Smartphonezombies

Ohne Bewegtbild findet weder ein Kinderlied noch eine Menschheitsrettung Beachtung. «Lieder die du sehen musst» von Riklin & Schaub ist bewährt trefflich unbequem.

Dem Auftaktscherz wächst zwar langsam ein Bart und drei Nummern stammen aus früheren Programmen, aber dafür passen sie dramaturgisch prima in den erneuten, optisch aufgehübschten Anlauf von Roman Riklin und Daniel Schaub, einen Zugang zur sich zunehmend unverständlicher gebärdenden Realität zu legen. Bedingt durch ihre gesteigerte Popularität erwächst nicht nur dem Dschungel der Digitalisierung eine schier unermessliche Herausforderung, auch die sich parallel dazu verhaltende Bereitschaft ihres Livepublikums, sie für all ihr Tun zu feiern und mitzusingen, führt aus Künstlerperspektive über kurz oder lang zur Sinnfrage – brauchts uns eigentlich noch? Diese Antwort ist schnell gefunden. Länger benötigte nur der Versuch, ihre hintersinnig-verschroben erscheinenden Ermahnungen aus dem Hinterkopf zu bekommen. Ihr lieblicher Kinderreim «Zehn kleine Smartphonezombies» mit der makaber heiteren Bildentsprechung von Mónica Santana wirkt auf Anhieb irrsinnig übertrieben. Bis einem wieder in den Sinn kommt, dass fernöstliche Grossstädte begonnen haben, die Fussgängersi­gnalisation in den Boden zu verlegen, weil der Blick weg vom Smartphone verbreitet als ein zu grosser Effort angenommen wird. Die zeitgenössische Reaktion auf jedwede Kritik, das affektierte Beleidigtsein, kontern sie mit einem «Mimimi»-Song, der niemanden davon ausnimmt, sich mit etwas Distanz nochmals damit beschäftigen zu müssen. Vergleichbar nahe an individuelle Schmerzgrenzen begeben sie sich mit ihrem «Fake-News»-Song, wozu sie unter vielem anderen auch «Gott hat die Erde und den Himmel erschaffen» zählen. Sie sind sich ihrer eigens geschaffenen Bredouille sehr wohl schmerzlich bewusst.
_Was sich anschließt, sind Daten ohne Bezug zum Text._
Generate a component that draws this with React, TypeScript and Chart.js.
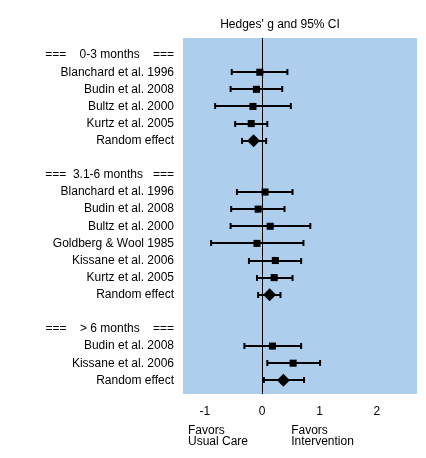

Eine mögliche Exit-Strategie, via eine Kooperation in den Showbizolymp durchzustarten, scheitert an der Weigerung der angefragten Komiker:innen, die sie sich wiederum aneignen und eine ohrwurmverdächtige Nummer daraus schustern. Der zweite Anlauf zur Selbstrettung – filmisch animiert durch Marc Schippert – meint zeitgleich die Eigenbauchbepinselung wie auch eine Verballhornung der Überhöhung des Weltenretters von Ian Fleming. Dieses Showelement treibt einem die Tränen in die Augen, nur nicht aus Rührung. Wenn sie selber nicht bald von den Bakterien auf dem Touchscreen ihrer Telefone, wovor sie humoristisch warnen, flachgelegt werden, müssen sie wohl oder übel weitere Allerweltsbetrachtungen vertonen. Daran, dass Bedarf besteht, sind sie selber schuld.

«Lieder die du sehen musst», 9.11., Casinotheater, Winterthur.